--- BRIEF ---
In the records below, reproduce exactly the lines from the one containing "Rebuild this chart" through the one containing "3.762e-3, 4.043e-3, 4.305e-3, 4.524e-3, 4.710e-3]", both included, and omit the pictures.

(Charts and diagrams as code)

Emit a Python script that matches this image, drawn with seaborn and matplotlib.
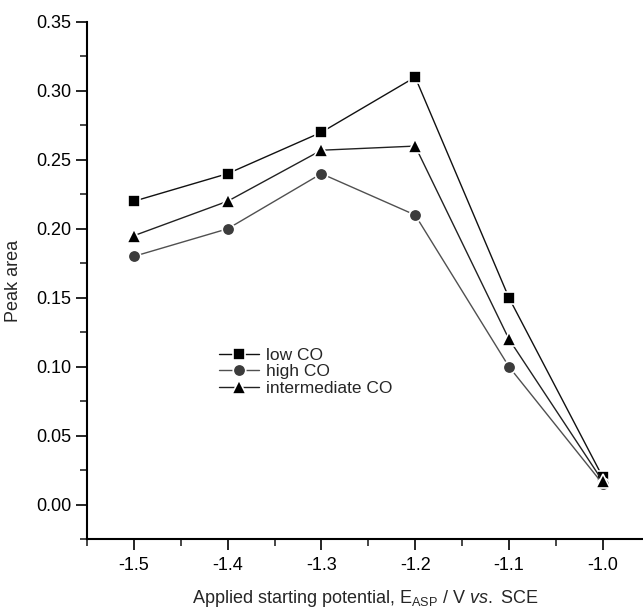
import matplotlib
matplotlib.use("Agg")
import matplotlib.pyplot as plt
import seaborn as sns
from matplotlib.ticker import MultipleLocator

# potentials (V vs. SCE)
potential = [-1.5, -1.4, -1.3, -1.2, -1.1, -1.0]

low_co = [0.22, 0.24, 0.27, 0.31, 0.15, 0.02]
high_co = [0.18, 0.20, 0.24, 0.21, 0.10, 0.015]
intermediate_co = [0.195, 0.22, 0.257, 0.26, 0.12, 0.017]

series_names = ["low CO", "high CO", "intermediate CO"]

sns.set_style("ticks")
plt.rcParams["font.family"] = ["Liberation Sans", "DejaVu Sans"]
plt.rcParams["mathtext.fontset"] = "custom"
plt.rcParams["mathtext.rm"] = "Liberation Sans"
plt.rcParams["mathtext.it"] = "Liberation Sans:italic"

fig = plt.figure(figsize=(6.43, 6.13), dpi=100)
ax = fig.add_axes([87 / 643, 74 / 613, 1 - 87 / 643, (539 - 22) / 613])

styles = [
    (low_co, "s", "black", "#111111", 8.5),
    (high_co, "o", "#3c3c3c", "#505050", 9),
    (intermediate_co, "^", "black", "#222222", 10),
]
for (vals, mk, mcol, lcol, ms), name in zip(styles, series_names):
    sns.lineplot(x=potential, y=vals, ax=ax, color=lcol, linewidth=1.0,
                 marker=mk, markersize=ms, markerfacecolor=mcol,
                 markeredgecolor="white", markeredgewidth=1.2, label=name)

ax.set_xlim(-1.55, -0.957)
ax.set_ylim(-0.025, 0.35)
ax.xaxis.set_major_locator(MultipleLocator(0.1))
ax.xaxis.set_minor_locator(MultipleLocator(0.05))
ax.yaxis.set_major_locator(MultipleLocator(0.05))
ax.yaxis.set_minor_locator(MultipleLocator(0.025))
ax.xaxis.set_major_formatter(plt.FuncFormatter(lambda v, p: f"{v:.1f}"))
ax.yaxis.set_major_formatter(plt.FuncFormatter(lambda v, p: f"{v:.2f}"))
ax.tick_params(which="major", length=8, width=1.2, labelsize=13, colors="black")
ax.tick_params(which="minor", length=5, width=1.2)
ax.tick_params(axis="x", pad=5)

sns.despine(ax=ax)
for sp in ["left", "bottom"]:
    ax.spines[sp].set_linewidth(1.5)
    ax.spines[sp].set_color("black")

ax.set_ylabel("Peak area", fontsize=13, labelpad=10)
ax.set_xlabel(r"Applied starting potential, E$_{\rm ASP}$ / V $\it{vs.}$ SCE",
              fontsize=13, labelpad=10)

ax.legend(frameon=False, loc="upper left", bbox_to_anchor=(0.222, 0.386),
          fontsize=12.5, handlelength=2.3, handletextpad=0.4, labelspacing=0.06,
          borderpad=0)

fig.savefig("out.png", dpi=100)
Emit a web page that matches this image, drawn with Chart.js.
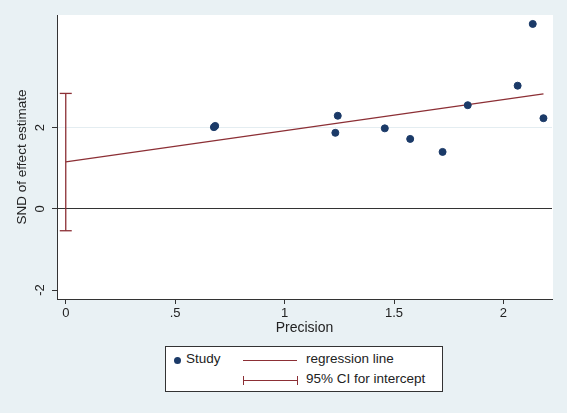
<!DOCTYPE html>
<html>
<head>
<meta charset="utf-8">
<script src="https://cdn.jsdelivr.net/npm/chart.js@4.4.1/dist/chart.umd.min.js"></script>
<style>
    body { margin: 0; background: #e9f1f4; font-family: "Liberation Sans", Arial, sans-serif; }
    #wrap { position: relative; width: 567px; height: 413px; }
    #legend {
        position: absolute; left: 165px; top: 346px; width: 276px; height: 44px;
        background: #fff; border: 1px solid #333; font-size: 13.5px; color: #222;
    }
    #legend .row { position: absolute; left: 0; height: 18px; line-height: 18px; }
    .dot { position: absolute; width: 7px; height: 7px; border-radius: 50%; background: #1b3a68; }
    .hline { position: absolute; height: 0; border-top: 1px solid #8c2f35; }
    .cap { position: absolute; width: 0; height: 9px; border-left: 1px solid #8c2f35; }
    .lbl { position: absolute; white-space: nowrap; }
</style>
</head>
<body>
<div id="wrap">
    <canvas id="chart" width="567" height="413"></canvas>
    <div id="legend">
        <div class="dot" style="left:8px; top:10px;"></div>
        <div class="lbl" style="left:20px; top:4px;">Study</div>
        <div class="hline" style="left:77px; top:13px; width:54px;"></div>
        <div class="lbl" style="left:140px; top:4px;">regression line</div>
        <div class="cap" style="left:77px; top:29px;"></div>
        <div class="hline" style="left:77px; top:33px; width:54px;"></div>
        <div class="cap" style="left:131px; top:29px;"></div>
        <div class="lbl" style="left:140px; top:24px;">95% CI for intercept</div>
    </div>
</div>
<script>
// data
const studyX = [0.677, 0.683, 1.232, 1.243, 1.458, 1.574, 1.722, 1.837, 2.065, 2.134, 2.183];
const studyY = [2.01, 2.04, 1.87, 2.29, 1.98, 1.72, 1.40, 2.55, 3.03, 4.55, 2.23];

// regression line end points
const regX = [0, 2.183];
const regY = [1.155, 2.83];

// 95% CI for intercept
const ciX = [0, 0];
const ciY = [-0.54, 2.84];

const xTickValues = [0, 0.5, 1, 1.5, 2];
const xTickLabels = ['0', '.5', '1', '1.5', '2'];
const yTickValues = [-2, 0, 2];
const yTickLabels = ['-2', '0', '2'];

const toPoints = (xs, ys) => xs.map((x, i) => ({ x: x, y: ys[i] }));

Chart.defaults.font.family = '"Liberation Sans", Arial, sans-serif';
Chart.defaults.color = '#222';

// white plot area + rotated y tick labels
const plotBits = {
    id: 'plotBits',
    beforeDraw(chart) {
        const { ctx, chartArea } = chart;
        ctx.save();
        ctx.fillStyle = '#fff';
        ctx.fillRect(chartArea.left, chartArea.top, chartArea.right - chartArea.left + 1, chartArea.bottom - chartArea.top);
        ctx.restore();
    },
    afterDraw(chart) {
        const { ctx } = chart;
        const yScale = chart.scales.y;
        ctx.save();
        ctx.font = '13px "Liberation Sans", Arial, sans-serif';
        ctx.fillStyle = '#222';
        ctx.textAlign = 'center';
        ctx.textBaseline = 'middle';
        yTickValues.forEach((v, i) => {
            const py = yScale.getPixelForValue(v);
            ctx.save();
            ctx.translate(40, py);
            ctx.rotate(-Math.PI / 2);
            ctx.fillText(yTickLabels[i], 0, 0);
            ctx.restore();
        });
        ctx.restore();
    }
};

const ctx = document.getElementById('chart').getContext('2d');
const chart = new Chart(ctx, {
    type: 'scatter',
    data: {
        datasets: [
            {
                label: 'Study',
                data: toPoints(studyX, studyY),
                backgroundColor: '#1b3a68',
                borderColor: '#1b3a68',
                pointRadius: 3.5,
                order: 1
            },
            {
                label: 'regression line',
                type: 'line',
                data: toPoints(regX, regY),
                borderColor: '#8c2f35',
                borderWidth: 1.3,
                pointRadius: 0,
                fill: false,
                order: 2
            },
            {
                label: '95% CI for intercept',
                type: 'line',
                data: toPoints(ciX, ciY),
                borderColor: '#8c2f35',
                borderWidth: 1.3,
                pointStyle: 'line',
                pointRadius: 6,
                pointBorderWidth: 1.3,
                pointBorderColor: '#8c2f35',
                fill: false,
                order: 3
            }
        ]
    },
    options: {
        responsive: false,
        animation: false,
        layout: { padding: { left: 0, top: 15, right: 15, bottom: 74 } },
        plugins: {
            legend: { display: false },
            tooltip: { enabled: false }
        },
        scales: {
            x: {
                type: 'linear',
                min: -0.04,
                max: 2.222,
                afterBuildTicks: (scale) => { scale.ticks = xTickValues.map(v => ({ value: v })); },
                afterFit: (scale) => { scale.height = 40; },
                ticks: {
                    font: { size: 13 },
                    padding: 2,
                    maxRotation: 0,
                    callback: (value) => xTickLabels[xTickValues.indexOf(value)]
                },
                grid: { drawOnChartArea: false, tickLength: 5, color: '#333' },
                border: { color: '#333', width: 1 },
                title: { display: true, text: 'Precision', font: { size: 14 }, padding: { top: 0, bottom: 2 } }
            },
            y: {
                type: 'linear',
                min: -2.22,
                max: 4.77,
                afterBuildTicks: (scale) => { scale.ticks = yTickValues.map(v => ({ value: v })); },
                afterFit: (scale) => { scale.width = 57; },
                ticks: { display: false },
                grid: {
                    tickLength: 5,
                    tickColor: '#333',
                    color: (c) => {
                        if (c.tick && c.tick.value === 0) return '#333';
                        if (c.tick && c.tick.value === 2) return '#e4edf1';
                        return 'rgba(0,0,0,0)';
                    }
                },
                border: { color: '#333', width: 1 },
                title: { display: true, text: 'SND of effect estimate', font: { size: 13.5 }, padding: { top: 14, bottom: 0 } }
            }
        }
    },
    plugins: [plotBits]
});
</script>
</body>
</html>
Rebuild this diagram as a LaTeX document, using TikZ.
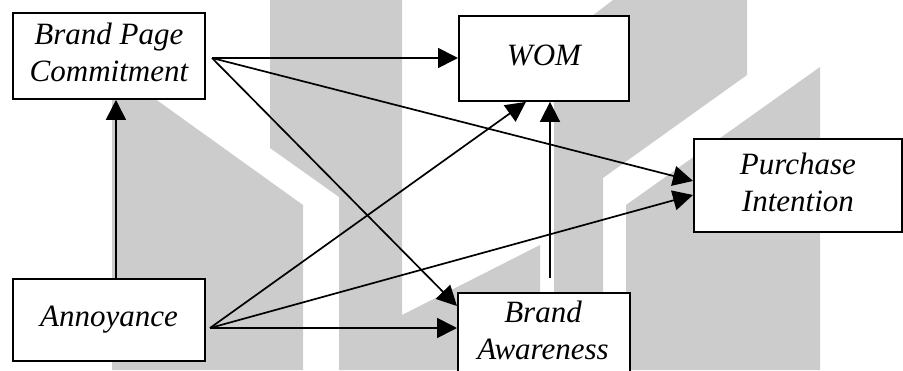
\documentclass[tikz,border=0pt]{standalone}
\usepackage{fontspec}
\setmainfont{Liberation Serif}
\usetikzlibrary{arrows.meta}
\begin{document}
\begin{tikzpicture}[x=1pt,y=-1pt,
  wm/.style={fill=gray!40, draw=none},
  txt/.style={align=center, font=\fontsize{31}{37}\selectfont\itshape, text depth=7pt},
  box/.style={txt, draw, line width=1.9pt, fill=white, anchor=north west, inner sep=0pt},
  lbl/.style={txt, inner sep=0pt},
  arr/.style={line width=1.7pt, -{Triangle[length=20pt,width=20pt]}}]
\useasboundingbox (0,0) rectangle (903,370);
\clip (0,0) rectangle (903,370);
% watermark
\fill[wm] (112,370) -- (112,68) -- (303,205) -- (303,370) -- cycle;
\fill[wm] (270,0) -- (402,0) -- (402,315) -- (540,245) -- (540,370) -- (339,370) -- (339,197) -- (270,148) -- cycle;
\fill[wm] (554,45) -- (613,0) -- (747,0) -- (747,75) -- (603,178) -- (603,370) -- (554,370) -- cycle;
\fill[wm] (626,370) -- (626,205) -- (820,67) -- (820,370) -- cycle;
% boxes
\node[box, minimum width=192pt, minimum height=86pt] (BPC) at (12,12) {Brand Page\\Commitment};
\node[box, minimum width=170pt, minimum height=85pt] (WOM) at (458,15) {WOM};
\node[box, minimum width=208pt, minimum height=93pt] (PI) at (693,138) {Purchase\\Intention};
\node[box, minimum width=192pt, minimum height=82pt] (ANN) at (12,278) {Annoyance};
\node[box, minimum width=172pt, minimum height=100pt] (BA) at (457,292) {};
\node[lbl] (BAtext) at (543,333.75) {Brand\\Awareness};
% connector start points
\coordinate (bpcOut) at (212,58);
\coordinate (annOut) at (210,328);
\coordinate (baTop) at (550,278);
% arrows
\draw[arr] (bpcOut) -- (bpcOut -| WOM.west);
\draw[arr] (bpcOut) -- ([yshift=4.5pt]PI.west);
\draw[arr] (bpcOut) -- ([yshift=-14pt]BA.north west);
\draw[arr] (annOut) -- (annOut -| BA.west);
\draw[arr] (annOut) -- ([xshift=-18pt]WOM.south);
\draw[arr] (annOut) -- ([yshift=-9.5pt]PI.west);
\draw[arr] ([xshift=7pt]ANN.north) -- ([xshift=7pt]BPC.south);
\draw[arr] (baTop) -- (baTop |- WOM.south);
\end{tikzpicture}
\end{document}
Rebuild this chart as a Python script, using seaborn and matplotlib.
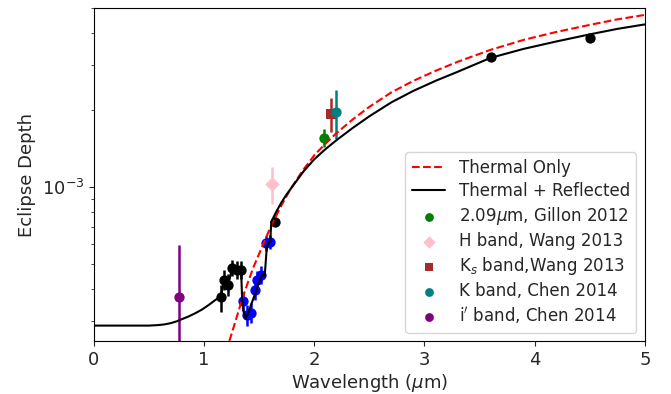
import matplotlib
matplotlib.use("Agg")
import matplotlib.pyplot as plt
import matplotlib.ticker as mticker
import seaborn as sns

# model curves (wavelength in micron, eclipse depth)
thermal_wav = [1.20, 1.25, 1.30, 1.35, 1.40, 1.45, 1.50, 1.55, 1.60, 1.65,
               1.70, 1.75, 1.80, 1.90, 2.00, 2.10, 2.20, 2.35, 2.50, 2.70,
               2.90, 3.10, 3.30, 3.60, 3.90, 4.20, 4.50, 4.75, 5.00]
thermal_depth = [2.274e-4, 2.673e-4, 3.143e-4, 3.694e-4, 4.267e-4, 4.884e-4,
                 5.489e-4, 6.169e-4, 6.934e-4, 7.656e-4, 8.453e-4, 9.248e-4,
                 1.007e-3, 1.168e-3, 1.331e-3, 1.476e-3, 1.623e-3, 1.840e-3,
                 2.059e-3, 2.346e-3, 2.602e-3, 2.847e-3, 3.087e-3, 3.439e-3,
                 3.762e-3, 4.043e-3, 4.305e-3, 4.524e-3, 4.710e-3]

total_wav = [0.0, 0.50, 0.58, 0.64, 0.70, 0.75, 0.80, 0.86, 0.92, 0.98, 1.04,
             1.10, 1.15, 1.18, 1.22, 1.255, 1.30, 1.335, 1.345, 1.36, 1.38,
             1.42, 1.46, 1.50, 1.53, 1.55, 1.57, 1.60, 1.61, 1.65, 1.70, 1.75,
             1.80, 1.90, 2.00, 2.10, 2.20, 2.35, 2.50, 2.70, 2.90, 3.10, 3.30,
             3.60, 3.90, 4.20, 4.50, 4.75, 5.00]
total_depth = [2.872e-4, 2.872e-4, 2.885e-4, 2.903e-4, 2.938e-4, 2.983e-4,
               3.045e-4, 3.120e-4, 3.211e-4, 3.317e-4, 3.454e-4, 3.612e-4,
               3.728e-4, 4.266e-4, 4.152e-4, 4.839e-4, 4.753e-4, 4.839e-4,
               3.629e-4, 3.228e-4, 3.058e-4, 3.406e-4, 3.795e-4, 4.266e-4,
               4.544e-4, 4.502e-4, 5.896e-4, 6.168e-4, 7.318e-4, 7.937e-4,
               8.683e-4, 9.374e-4, 1.003e-3, 1.148e-3, 1.284e-3, 1.405e-3,
               1.523e-3, 1.704e-3, 1.891e-3, 2.144e-3, 2.378e-3, 2.601e-3,
               2.821e-3, 3.200e-3, 3.469e-3, 3.711e-3, 3.953e-3, 4.153e-3,
               4.324e-3]

# unlabelled measurements
nir_wav = [1.15, 1.18, 1.22, 1.255, 1.295, 1.334, 1.64, 3.6, 4.5]
nir_depth = [3.70e-4, 4.34e-4, 4.15e-4, 4.83e-4, 4.75e-4, 4.75e-4, 7.32e-4,
             3.22e-3, 3.82e-3]
nir_err = [0.45e-4, 0.4e-4, 0.4e-4, 0.35e-4, 0.4e-4, 0.4e-4, 0.3e-4,
           0.05e-3, 0.05e-3]

wfc3_wav = [1.355, 1.385, 1.425, 1.46, 1.48, 1.52, 1.56, 1.60]
wfc3_depth = [3.57e-4, 3.17e-4, 3.23e-4, 3.97e-4, 4.34e-4, 4.54e-4, 6.04e-4,
              6.11e-4]
wfc3_err = [0.3e-4, 0.3e-4, 0.3e-4, 0.35e-4, 0.35e-4, 0.35e-4, 0.4e-4, 0.4e-4]

# labelled ground-based points
obs_labels = [r"2.09$\mu$m, Gillon 2012", "H band, Wang 2013",
              r"K$_s$ band,Wang 2013", "K band, Chen 2014",
              r"i$'$ band, Chen 2014"]
obs_wav = [2.09, 1.62, 2.15, 2.20, 0.77]
obs_depth = [1.558e-3, 1.030e-3, 1.933e-3, 1.968e-3, 3.727e-4]
obs_err = [0.13e-3, 0.17e-3, 0.29e-3, 0.43e-3, 2.22e-4]
obs_colors = ["green", "pink", "brown", "teal", "purple"]
obs_markers = ["o", "D", "s", "o", "o"]

sns.set_style("ticks")
plt.rcParams["font.family"] = "DejaVu Sans"
plt.rcParams["axes.edgecolor"] = "black"
plt.rcParams["axes.linewidth"] = 0.8

fig, ax = plt.subplots(figsize=(6.71, 3.94), dpi=100)
fig.subplots_adjust(left=0.140, right=0.961, bottom=0.1345, top=0.979)

for w, d, e, c in [(nir_wav, nir_depth, nir_err, "black"),
                   (wfc3_wav, wfc3_depth, wfc3_err, "blue")]:
    ax.errorbar(w, d, yerr=e, fmt="none", ecolor=c, elinewidth=1.8, zorder=2)
    sns.scatterplot(x=w, y=d, color=c, s=55, linewidth=0, ax=ax, zorder=3)

for lab, w, d, e, c, m in zip(obs_labels, obs_wav, obs_depth, obs_err,
                              obs_colors, obs_markers):
    ax.errorbar([w], [d], yerr=[e], fmt="none", ecolor=c, elinewidth=1.8, zorder=2)
    sns.scatterplot(x=[w], y=[d], color=c, marker=m, s=55, linewidth=0,
                    ax=ax, zorder=3, label=lab)

sns.lineplot(x=thermal_wav, y=thermal_depth, color="red", linestyle="--",
             linewidth=1.5, estimator=None, sort=False, ax=ax,
             label="Thermal Only", zorder=4)
sns.lineplot(x=total_wav, y=total_depth, color="black", linewidth=1.5,
             estimator=None, sort=False, ax=ax,
             label="Thermal + Reflected", zorder=5)

ax.set_yscale("log")
ax.set_xlim(0, 5)
ax.set_ylim(2.5e-4, 5e-3)
ax.yaxis.set_minor_formatter(mticker.NullFormatter())
ax.set_xlabel(r"Wavelength ($\mu$m)", fontsize=13, labelpad=2.5)
ax.set_ylabel("Eclipse Depth", fontsize=13)
ax.tick_params(labelsize=13)

handles, labels = ax.get_legend_handles_labels()
order = ["Thermal Only", "Thermal + Reflected"] + obs_labels
hmap = dict(zip(labels, handles))
ax.legend([hmap[k] for k in order], order, loc="lower right", fontsize=12,
          markerscale=0.85, labelspacing=0.3, frameon=True)

fig.savefig("out.png", dpi=100)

--- SOLUTION ---
Rebuild this chart as a Python script, using seaborn and matplotlib.
import matplotlib
matplotlib.use("Agg")
import matplotlib.pyplot as plt
import matplotlib.ticker as mticker
import seaborn as sns

# model curves (wavelength in micron, eclipse depth)
thermal_wav = [1.20, 1.25, 1.30, 1.35, 1.40, 1.45, 1.50, 1.55, 1.60, 1.65,
               1.70, 1.75, 1.80, 1.90, 2.00, 2.10, 2.20, 2.35, 2.50, 2.70,
               2.90, 3.10, 3.30, 3.60, 3.90, 4.20, 4.50, 4.75, 5.00]
thermal_depth = [2.274e-4, 2.673e-4, 3.143e-4, 3.694e-4, 4.267e-4, 4.884e-4,
                 5.489e-4, 6.169e-4, 6.934e-4, 7.656e-4, 8.453e-4, 9.248e-4,
                 1.007e-3, 1.168e-3, 1.331e-3, 1.476e-3, 1.623e-3, 1.840e-3,
                 2.059e-3, 2.346e-3, 2.602e-3, 2.847e-3, 3.087e-3, 3.439e-3,
                 3.762e-3, 4.043e-3, 4.305e-3, 4.524e-3, 4.710e-3]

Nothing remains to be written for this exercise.